I get very angry at how many ineffective English teachers there must be out there. I don't deny that languages do change gradually, but it is the duty of English teachers like me to point out to students the logical and useful reasons for rules, so that they don't think that grammar is just an elitist conspiracy to make those not in the know feel inferior. Then they will use the proper grammar as a matter of fact, without having to think about it, thus perpetuating the use of "whom", for example.

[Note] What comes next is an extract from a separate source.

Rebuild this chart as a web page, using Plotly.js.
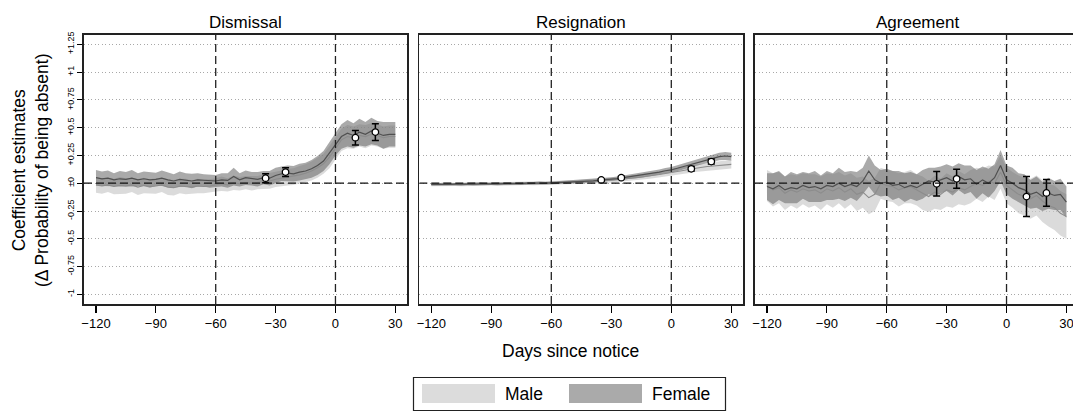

And while I'm at it: there are so many unnecessary problems with punctuation. Jane B., why on earth would you want a semi-colon where you quite correctly placed a colon? I would, however, very much like to see people using semi-colons in a proper manner more than is common; it gives a certain elegance to writing.
I'm doing this corretly, aren't I? (Not sure if the comma or semi-colon would be wanted there!) I am doing this correctly, are I not? would never be said.
Thoruun was wondering why I would consider a comma or semi-colon when I had used a colon correctly.
But the colon, used a few words previously, wasn't what I was thinking about. I know the tag "aren't I" is preceeded by a comma correctly. Yet, those are to distinct thoughts and could be comma, semi-colon cases, especially when it comes to the next construction: I am doing this correctly, (;) are I not?
That's the bit my comment applied to. I just find the two things about that particular construction strange. That's all. And that is another place a comman might have sufficed!
"Thurber set out to burlesque" = "Thurber set out to satirize" = "Thurber ventured to make fun of."
That's a seldom-seen form of "burlesque," which is much more commonly used as a noun.
In fact, I first read it as "sent out to burlesque" (adding the "n" to "sent"--hey, I have bifocals, and the type is small), w/ "burlesque" being a tongue-in-cheek reference to the side-show that is publishing in general.
In any case, it was fun to read this thread all in one sitting, with Ben Zimmer's two attempts to hold the line on 7.23 at 10:48 a.m. and then at 4:13 p.m. followed by John M. at 9:15 p.m. gently providing Thurber's bio in a nutshell and referencing Mr. Zimmer. The final comment by Anonymous that includes a description of a mistaken reading of "set out to burlesque" as "sent out to burlesque" because the type is small and "hey, I have bifocals" only added to the merriment. I appreciated it all.
It is a bit of a stretch from the topic at hand, but I am rereading a wonderful bit of comic fiction by the British writer David Lodge called, The British Museum is Falling Down. Mr. Lodge intentionally inserted parodies of a variety of writers into his 1963 text only to find that the critics who reviewed his book did not get the joke and found not a clever set of parodies within a very clever story, but rather that Mr. Lodge possessed a woefully uneven writing style. When a new Penguin edition of the book came out in 1981, Mr. Lodge wrote an introduction explaining this rather humorous turn of events. Alas (for me), he did not identify the site of each of the parodies in the text, and I suspect that without the signpost of his introduction I would have missed all but the ultimate parody, which it is difficult not to notice is a parody, beautifully done, of Molly Bloom's soliliquy that ends James Joyce's Ulysses.
Let's not forget that Old English had dative and genitive cases. Look what the Normans did to that. For a glimpse into the future, see what happened to Chinese, another language acquired by many new users over time. Out went the subjunctive and even conjugation. There may be a time when people say "I be, you be, he be" (as they do in Chinese today).